Interstate 84 Business (I-84 Bus.) is a 5.7354 mi northern business loop off of I-84 that passes through Tremonton and Elwood and runs along State Route 102 (SR-102) and State Route 13 (SR-13) . It is the first business route on I-84 in the state and is mostly concurrent with I-15 Bus.

I-84 Bus. begins at exit 40 on I-84 in Tremonton and proceeds east along SR-102 (West Main Street) to pass under I-15 (with no access). At 1000 West (Iowa String Road), the two routes are joined by I-15 Bus from the north (after it passed by the Bear River Valley Hospital) and then all three routes (I-15 Bus., I-84 Bus., and SR-102) continue east on West Main Street. Upon crossing Tremonton Street, the three routes transition from West Main Street to East Main Street. Next the three routes connect with the southern end of Utah State Route 82 (North 300 East). Well beyond the developed areas of Tremonton the three routes reach an intersection with Utah State Route 13 (SR-13 / 1600 East) at Haws Corner Junction. At that intersection I-15 Bus. and I-84 Bus. both turn south onto SR-13. The three routes (I-15 Bus., I-84 Bus., and SR-13) continue south on South 1600 West to leave Tremonton and, about 3500 ft later, enter Elwood. The three routes then reach the southern terminus of I-15 Bus. and the eastern terminus of I-84 Bus. at Interstate 15 / I-84 (exit 376).

===Brigham City business loop===

Interstate 84 Business (I-84 Bus) is a business loop of I-84 along I-15 Bus in Brigham City.

The route begins at a folded diamond interchange with I-15/I-84 at exit 365 and runs south along SR-13. The reason for the folded diamond is due to the fact that the segment of SR-13 that the routes originally overlap runs along the north side of a Union Pacific Railroad line. The tracks move away from the road between North 1100th West Street, and 950th West Street, only to cross under a low bridge for another Union Pacific Railroad line, and then another bridge for North 500th West Street.

I-15 Bus/I-84 Bus/SR-13 curves to the right before turning south at the intersection with North Main Street, which is also the southern terminus of SR-38. The routes cross over a bridge over Box Elder Creek between 500th Street North and 400th Street North. At Forest Street, North Main Street becomes South Main Street, which runs under the Brigham City Archway. One and a half blocks later, they intersect 200th Street South, which also serves as the western terminus of SR-90, and instantly runs between the National Register of Historic Places-listed Box Elder Stake Tabernacle on the southeast corner of that intersection, and the contemporary but still traditional Brigham City Utah Temple on the southwest corner.

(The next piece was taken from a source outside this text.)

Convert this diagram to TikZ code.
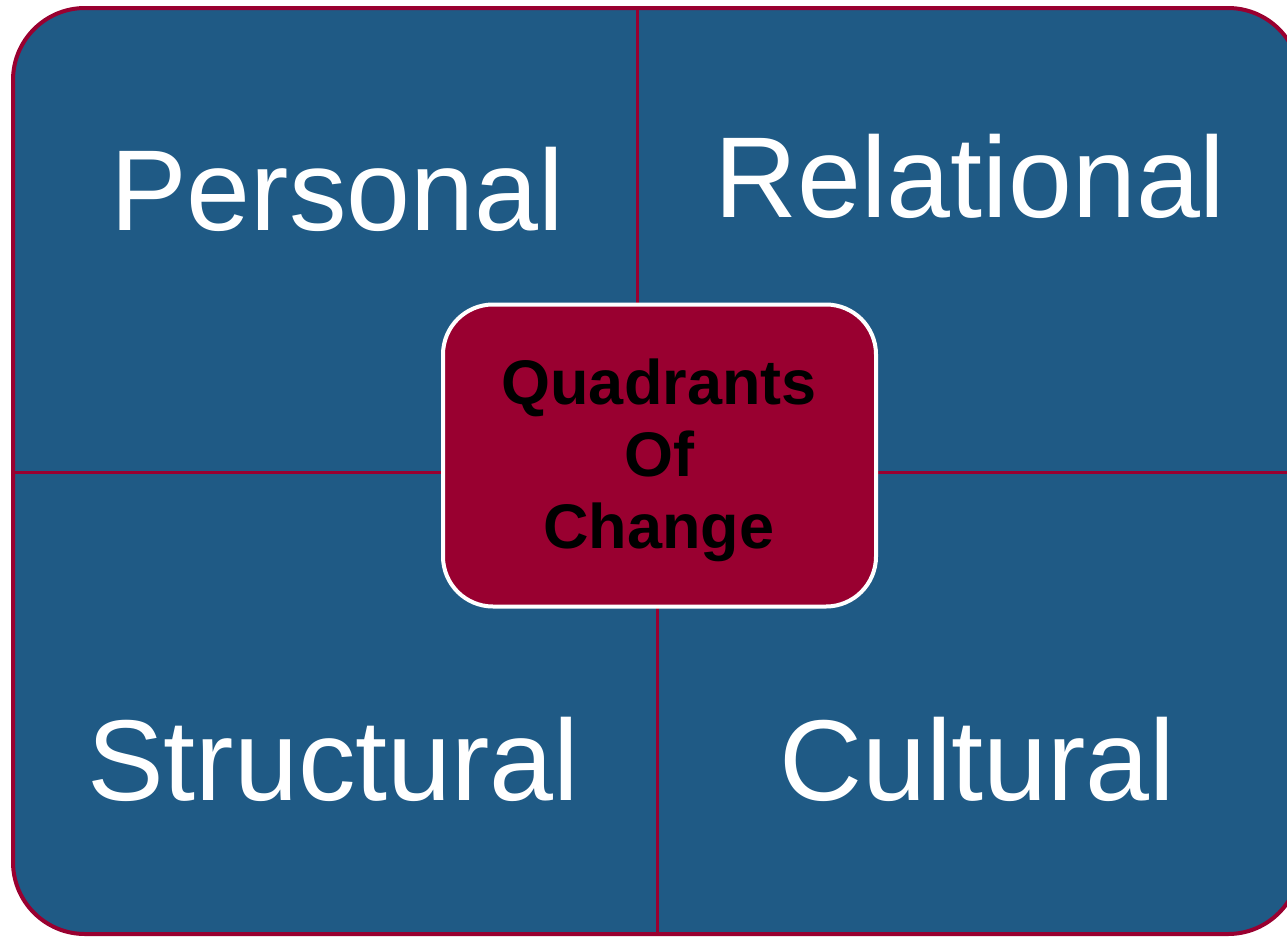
\documentclass[tikz,border=0pt]{standalone}
\usepackage{fontspec}
\setmainfont{Liberation Sans}
\definecolor{qblue}{HTML}{1F5A85}
\definecolor{qred}{HTML}{990030}
\begin{document}
\begin{tikzpicture}[x=1pt,y=-1pt,
  bigtext/.style={text=white,font=\fontsize{115}{120}\selectfont,anchor=base west,inner sep=0pt},
  divider/.style={draw=qred,line width=3pt}]
\useasboundingbox (0,0) rectangle (1287,937);
\clip (0,0) rectangle (1287,937);
\fill[white] (0,0) rectangle (1287,937);
\draw[fill=qblue,draw=qred,line width=4pt,rounded corners=72pt] (13,8) rectangle (1300,934);
% divider endpoints
\coordinate (topend) at (637,8);
\coordinate (topmid) at (637,305);
\coordinate (botmid) at (657,606);
\coordinate (botend) at (657,934);
\coordinate (leftend) at (13,472);
\coordinate (leftmid) at (443,472);
\coordinate (rightmid) at (876,472);
\coordinate (rightend) at (1300,472);
\draw[divider] (topend) -- (topmid);
\draw[divider] (botmid) -- (botend);
\draw[divider] (leftend) -- (leftmid);
\draw[divider] (rightmid) -- (rightend);
\node[draw=white,fill=qred,line width=4pt,rounded corners=50pt,minimum width=433pt,minimum height=302pt,inner sep=0pt] (center) at (659.5,455.5) {};
\node[font=\bfseries\fontsize{63}{72}\selectfont,align=center,text=black,inner sep=0pt] (ctext) at (659,460) {Quadrants\\Of\\Change};
\node[bigtext] (personal) at (110,230) {Personal};
\node[bigtext] (relational) at (714,217) {Relational};
\node[bigtext] (structural) at (87,800) {Structural};
\node[bigtext] (cultural) at (779,800) {Cultural};
\end{tikzpicture}
\end{document}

SR-13 ends at the southern terminus of the overlap of US 89/US 91, and I-15 Bus/I-84 Bus makes a sharp right turn along southbound US 91, while South Main Street is taken over by southbound US 89. I-15 Bus/I-84 Bus/US 91 runs west along West 1100th Street South. I-15 Bus/I-84 Bus ends at exit 362, a diverging diamond interchange with I-15/I-84, while West 1100th Street South continues into the I-15 frontage road, and becomes a dead-end street at the truck stop along the aforementioned frontage road.

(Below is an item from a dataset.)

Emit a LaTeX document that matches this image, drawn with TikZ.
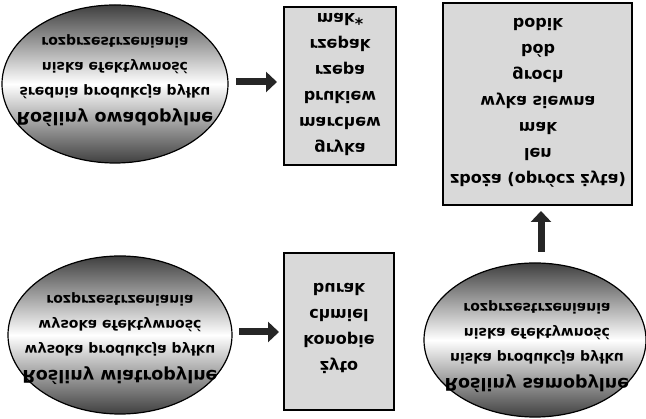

===Former Morgan business loop===

Interstate 84 Business (I-84 Bus) was a business loop of I-84 along in Morgan. It ran north along SR-66 at exit 103 (State Street) to East 600th Street running along the north side of I-84 until the former westbound-offramp and eastbound onramp that was once westbound exit 103 until the mid-1990s.

===Former Henefer business loop===

Interstate 84 Business (I-84 Bus) was a business loop of I-84 along in Henefer. It ran southeast along the southwest side of I-84 on what is today SR-86 from exit 112 to SR-65 at exit 115.

==Connecticut==

===Former Newtown business loop===

Interstate 84 Business (I-84 Bus) was a former business loop of I-84 for Newtown. The route ran from what is today exit 9 at Route 25 in Hawleyville then runs along US 6 to exit 10 at Church Hill Road Route 34 in Sandy Hook.